Source excerpt
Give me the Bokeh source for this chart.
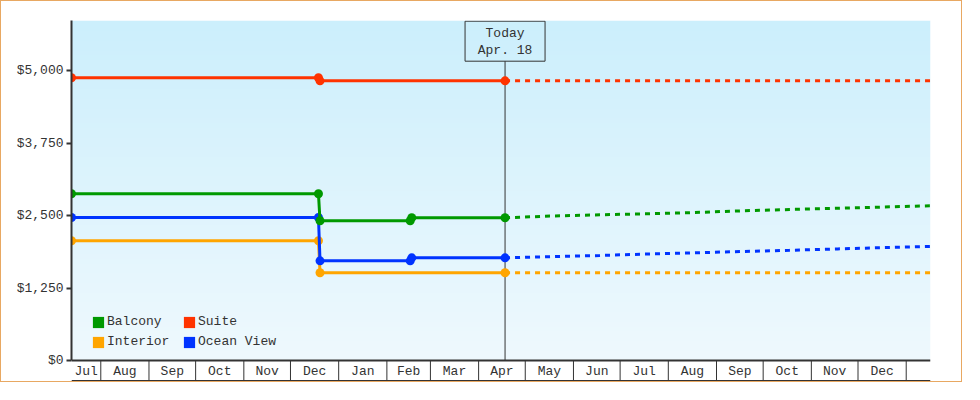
import numpy as np
import pandas as pd
from bokeh.plotting import figure
from bokeh.models import Range1d, FixedTicker, NumeralTickFormatter, Legend, LegendItem
from bokeh.core.properties import value
from bokeh.embed import file_html
from bokeh.resources import INLINE

# ---------------- data ----------------
month_labels = ["Jul", "Aug", "Sep", "Oct", "Nov", "Dec", "Jan", "Feb", "Mar",
                "Apr", "May", "Jun", "Jul", "Aug", "Sep", "Oct", "Nov", "Dec"]
month_starts = ["2017-07-01", "2017-08-01", "2017-09-01", "2017-10-01", "2017-11-01",
                "2017-12-01", "2018-01-01", "2018-02-01", "2018-03-01", "2018-04-01",
                "2018-05-01", "2018-06-01", "2018-07-01", "2018-08-01", "2018-09-01",
                "2018-10-01", "2018-11-01", "2018-12-01", "2019-01-01", "2019-02-01"]
x_start = "2017-07-13 04:00"
x_end = "2019-01-16 15:00"
today = "2018-04-18"
today_label = ["Today", "Apr. 18"]
y_ticks = [0, 1250, 2500, 3750, 5000]
y_max = 5868

series_names = ["Balcony", "Interior", "Suite", "Ocean View"]
series_colors = {"Balcony": "#009900", "Interior": "#ffa500",
                 "Suite": "#ff3300", "Ocean View": "#0033ff"}

balcony_dates = ["2017-07-13 04:00", "2017-12-19", "2017-12-20", "2018-02-16", "2018-02-17", "2018-04-18"]
balcony_prices = [2877, 2877, 2411, 2411, 2463, 2463]
ocean_dates = ["2017-07-13 04:00", "2017-12-19", "2017-12-20", "2018-02-16", "2018-02-17", "2018-04-18"]
ocean_prices = [2468, 2468, 1720, 1720, 1772, 1772]
interior_dates = ["2017-07-13 04:00", "2017-12-19", "2017-12-20", "2018-04-18"]
interior_prices = [2066, 2066, 1514, 1514]
suite_dates = ["2017-07-13 04:00", "2017-12-19", "2017-12-20", "2018-04-18"]
suite_prices = [4879, 4879, 4827, 4827]

forecast_dates = ["2018-04-18", "2018-05-18", "2018-06-18", "2018-07-18", "2018-08-18",
                  "2018-09-18", "2018-10-18", "2018-11-18", "2018-12-18", "2019-01-16 15:00"]
balcony_forecast = [2463, 2494, 2515, 2532, 2554, 2584, 2606, 2627, 2649, 2670]
ocean_forecast = [1772, 1792, 1812, 1838, 1859, 1881, 1902, 1926, 1949, 1968]
interior_forecast = [1514, 1514, 1514, 1514, 1514, 1514, 1514, 1514, 1514, 1514]
suite_forecast = [4827, 4827, 4827, 4827, 4827, 4827, 4827, 4827, 4827, 4827]


def ms(dates):
    return [int(pd.Timestamp(d).value // 1_000_000) for d in dates]


FONT = "Liberation Mono"
INK = "#333333"

X0, X1 = ms([x_start, x_end])
T = ms([today])[0]

# vertical layout: frame top -> y_max (340 px above $0), 21 px below $0 for month band
k = 340 / y_max            # px per dollar
y_min = -21 / k

p = figure(width=962, height=382, output_backend="svg", toolbar_location=None,
           x_range=Range1d(X0, X1), y_range=Range1d(y_min, y_max),
           min_border_left=70, min_border_right=33, min_border_top=19, min_border_bottom=2,
           background_fill_color="white", border_fill_color="white",
           outline_line_color=None,
           styles={"border": "1px solid #e8a862"})
p.xaxis.visible = False
p.grid.visible = False

# background gradient (plot area only, from $0 upward)
N = 340
top_c = np.array([204, 239, 252], dtype=float)
bot_c = np.array([239, 249, 254], dtype=float)
t = np.linspace(0, 1, N)[:, None]
cols = (bot_c * (1 - t) + top_c * t).astype(np.uint8)
img = np.empty((N, 1), dtype=np.uint32)
view = img.view(dtype=np.uint8).reshape((N, 1, 4))
view[:, 0, 0:3] = cols
view[:, 0, 3] = 255
p.image_rgba(image=[img], x=X0, y=0, dw=X1 - X0, dh=y_max)

# y axis
ax = p.yaxis[0]
ax.ticker = FixedTicker(ticks=y_ticks)
ax.formatter = NumeralTickFormatter(format="$0,0")
ax.bounds = (0, y_max)
ax.axis_line_color = INK
ax.axis_line_width = 2
ax.major_tick_line_color = INK
ax.major_tick_line_width = 2
ax.major_tick_out = 5
ax.major_tick_in = 0
ax.minor_tick_line_color = None
ax.major_label_text_font = FONT
ax.major_label_text_font_size = "13px"
ax.major_label_text_color = INK
ax.major_label_standoff = 3

# x axis band (month cells)
starts = ms(month_starts)
band_bottom = -20 / k
p.segment(x0=[X0], y0=[0], x1=[X1], y1=[0], line_color=INK, line_width=2)
p.segment(x0=[X0], y0=[band_bottom], x1=[X1], y1=[band_bottom], line_color=INK, line_width=1)
seps = [s for s in starts if X0 < s < X1]
p.segment(x0=seps, y0=[0] * len(seps), x1=seps, y1=[band_bottom] * len(seps),
          line_color=INK, line_width=1)
centers = []
for i in range(len(month_labels)):
    lo = max(starts[i], X0)
    hi = min(starts[i + 1], X1)
    centers.append((lo + hi) / 2)
p.text(x=centers, y=[-10.5 / k] * len(centers), text=month_labels,
       text_align="center", text_baseline="middle", text_font=value(FONT),
       text_font_size="13px", text_color=INK)

# today marker
box_h = 40
p.segment(x0=[T], y0=[0], x1=[T], y1=[y_max - (box_h + 0.7) / k], line_color=INK, line_width=1)
p.rect(x=[T], y=[y_max - (box_h / 2 + 0.7) / k], width=80, height=box_h,
       width_units="screen", height_units="screen",
       fill_color=None, line_color=INK, line_width=1)
p.text(x=[T, T], y=[y_max - 12.7 / k, y_max - 30.3 / k], text=today_label,
       text_align="center", text_baseline="middle", text_font=value(FONT),
       text_font_size="13px", text_color=INK)

# series
hist = {"Balcony": (balcony_dates, balcony_prices),
        "Ocean View": (ocean_dates, ocean_prices),
        "Interior": (interior_dates, interior_prices),
        "Suite": (suite_dates, suite_prices)}
fc = {"Balcony": balcony_forecast, "Ocean View": ocean_forecast,
      "Interior": interior_forecast, "Suite": suite_forecast}
fx = ms(forecast_dates)

for name in ["Interior", "Ocean View", "Balcony", "Suite"]:
    c = series_colors[name]
    d, v = hist[name]
    xs = ms(d)
    p.line(fx, fc[name], line_color=c, line_width=3, line_dash="5 5")
    p.line(xs, v, line_color=c, line_width=3)
    p.scatter(xs, v, marker="circle", size=9, fill_color=c, line_color=None)

# legend (square swatches; area legend glyphs are inset by 10% per side)
items = []
for name in series_names:
    c = series_colors[name]
    r = p.quad(left=[X0], right=[X0], top=[0], bottom=[0], fill_color=c, line_color=None)
    items.append(LegendItem(label=name, renderers=[r]))
legend = Legend(items=items, location=(20, 32), orientation="vertical", nrows=2,
                background_fill_alpha=0, border_line_color=None, padding=0, margin=0,
                spacing=5, glyph_width=14, glyph_height=14, label_standoff=2,
                label_width=70, label_height=11, label_text_font=FONT,
                label_text_font_size="13px", label_text_color=INK)
p.add_layout(legend)

open("out.html", "w").write(file_html(p, INLINE))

Given request
Reproduce the whole listing word for word, setting aside any pictures.

Task solution
Give me the Bokeh source for this chart.
import numpy as np
import pandas as pd
from bokeh.plotting import figure
from bokeh.models import Range1d, FixedTicker, NumeralTickFormatter, Legend, LegendItem
from bokeh.core.properties import value
from bokeh.embed import file_html
from bokeh.resources import INLINE

# ---------------- data ----------------
month_labels = ["Jul", "Aug", "Sep", "Oct", "Nov", "Dec", "Jan", "Feb", "Mar",
                "Apr", "May", "Jun", "Jul", "Aug", "Sep", "Oct", "Nov", "Dec"]
month_starts = ["2017-07-01", "2017-08-01", "2017-09-01", "2017-10-01", "2017-11-01",
                "2017-12-01", "2018-01-01", "2018-02-01", "2018-03-01", "2018-04-01",
                "2018-05-01", "2018-06-01", "2018-07-01", "2018-08-01", "2018-09-01",
                "2018-10-01", "2018-11-01", "2018-12-01", "2019-01-01", "2019-02-01"]
x_start = "2017-07-13 04:00"
x_end = "2019-01-16 15:00"
today = "2018-04-18"
today_label = ["Today", "Apr. 18"]
y_ticks = [0, 1250, 2500, 3750, 5000]
y_max = 5868

series_names = ["Balcony", "Interior", "Suite", "Ocean View"]
series_colors = {"Balcony": "#009900", "Interior": "#ffa500",
                 "Suite": "#ff3300", "Ocean View": "#0033ff"}

balcony_dates = ["2017-07-13 04:00", "2017-12-19", "2017-12-20", "2018-02-16", "2018-02-17", "2018-04-18"]
balcony_prices = [2877, 2877, 2411, 2411, 2463, 2463]
ocean_dates = ["2017-07-13 04:00", "2017-12-19", "2017-12-20", "2018-02-16", "2018-02-17", "2018-04-18"]
ocean_prices = [2468, 2468, 1720, 1720, 1772, 1772]
interior_dates = ["2017-07-13 04:00", "2017-12-19", "2017-12-20", "2018-04-18"]
interior_prices = [2066, 2066, 1514, 1514]
suite_dates = ["2017-07-13 04:00", "2017-12-19", "2017-12-20", "2018-04-18"]
suite_prices = [4879, 4879, 4827, 4827]

forecast_dates = ["2018-04-18", "2018-05-18", "2018-06-18", "2018-07-18", "2018-08-18",
                  "2018-09-18", "2018-10-18", "2018-11-18", "2018-12-18", "2019-01-16 15:00"]
balcony_forecast = [2463, 2494, 2515, 2532, 2554, 2584, 2606, 2627, 2649, 2670]
ocean_forecast = [1772, 1792, 1812, 1838, 1859, 1881, 1902, 1926, 1949, 1968]
interior_forecast = [1514, 1514, 1514, 1514, 1514, 1514, 1514, 1514, 1514, 1514]
suite_forecast = [4827, 4827, 4827, 4827, 4827, 4827, 4827, 4827, 4827, 4827]


def ms(dates):
    return [int(pd.Timestamp(d).value // 1_000_000) for d in dates]


FONT = "Liberation Mono"
INK = "#333333"

X0, X1 = ms([x_start, x_end])
T = ms([today])[0]

# vertical layout: frame top -> y_max (340 px above $0), 21 px below $0 for month band
k = 340 / y_max            # px per dollar
y_min = -21 / k

p = figure(width=962, height=382, output_backend="svg", toolbar_location=None,
           x_range=Range1d(X0, X1), y_range=Range1d(y_min, y_max),
           min_border_left=70, min_border_right=33, min_border_top=19, min_border_bottom=2,
           background_fill_color="white", border_fill_color="white",
           outline_line_color=None,
           styles={"border": "1px solid #e8a862"})
p.xaxis.visible = False
p.grid.visible = False

# background gradient (plot area only, from $0 upward)
N = 340
top_c = np.array([204, 239, 252], dtype=float)
bot_c = np.array([239, 249, 254], dtype=float)
t = np.linspace(0, 1, N)[:, None]
cols = (bot_c * (1 - t) + top_c * t).astype(np.uint8)
img = np.empty((N, 1), dtype=np.uint32)
view = img.view(dtype=np.uint8).reshape((N, 1, 4))
view[:, 0, 0:3] = cols
view[:, 0, 3] = 255
p.image_rgba(image=[img], x=X0, y=0, dw=X1 - X0, dh=y_max)

# y axis
ax = p.yaxis[0]
ax.ticker = FixedTicker(ticks=y_ticks)
ax.formatter = NumeralTickFormatter(format="$0,0")
ax.bounds = (0, y_max)
ax.axis_line_color = INK
ax.axis_line_width = 2
ax.major_tick_line_color = INK
ax.major_tick_line_width = 2
ax.major_tick_out = 5
ax.major_tick_in = 0
ax.minor_tick_line_color = None
ax.major_label_text_font = FONT
ax.major_label_text_font_size = "13px"
ax.major_label_text_color = INK
ax.major_label_standoff = 3

# x axis band (month cells)
starts = ms(month_starts)
band_bottom = -20 / k
p.segment(x0=[X0], y0=[0], x1=[X1], y1=[0], line_color=INK, line_width=2)
p.segment(x0=[X0], y0=[band_bottom], x1=[X1], y1=[band_bottom], line_color=INK, line_width=1)
seps = [s for s in starts if X0 < s < X1]
p.segment(x0=seps, y0=[0] * len(seps), x1=seps, y1=[band_bottom] * len(seps),
          line_color=INK, line_width=1)
centers = []
for i in range(len(month_labels)):
    lo = max(starts[i], X0)
    hi = min(starts[i + 1], X1)
    centers.append((lo + hi) / 2)
p.text(x=centers, y=[-10.5 / k] * len(centers), text=month_labels,
       text_align="center", text_baseline="middle", text_font=value(FONT),
       text_font_size="13px", text_color=INK)

# today marker
box_h = 40
p.segment(x0=[T], y0=[0], x1=[T], y1=[y_max - (box_h + 0.7) / k], line_color=INK, line_width=1)
p.rect(x=[T], y=[y_max - (box_h / 2 + 0.7) / k], width=80, height=box_h,
       width_units="screen", height_units="screen",
       fill_color=None, line_color=INK, line_width=1)
p.text(x=[T, T], y=[y_max - 12.7 / k, y_max - 30.3 / k], text=today_label,
       text_align="center", text_baseline="middle", text_font=value(FONT),
       text_font_size="13px", text_color=INK)

# series
hist = {"Balcony": (balcony_dates, balcony_prices),
        "Ocean View": (ocean_dates, ocean_prices),
        "Interior": (interior_dates, interior_prices),
        "Suite": (suite_dates, suite_prices)}
fc = {"Balcony": balcony_forecast, "Ocean View": ocean_forecast,
      "Interior": interior_forecast, "Suite": suite_forecast}
fx = ms(forecast_dates)

for name in ["Interior", "Ocean View", "Balcony", "Suite"]:
    c = series_colors[name]
    d, v = hist[name]
    xs = ms(d)
    p.line(fx, fc[name], line_color=c, line_width=3, line_dash="5 5")
    p.line(xs, v, line_color=c, line_width=3)
    p.scatter(xs, v, marker="circle", size=9, fill_color=c, line_color=None)

# legend (square swatches; area legend glyphs are inset by 10% per side)
items = []
for name in series_names:
    c = series_colors[name]
    r = p.quad(left=[X0], right=[X0], top=[0], bottom=[0], fill_color=c, line_color=None)
    items.append(LegendItem(label=name, renderers=[r]))
legend = Legend(items=items, location=(20, 32), orientation="vertical", nrows=2,
                background_fill_alpha=0, border_line_color=None, padding=0, margin=0,
                spacing=5, glyph_width=14, glyph_height=14, label_standoff=2,
                label_width=70, label_height=11, label_text_font=FONT,
                label_text_font_size="13px", label_text_color=INK)
p.add_layout(legend)

open("out.html", "w").write(file_html(p, INLINE))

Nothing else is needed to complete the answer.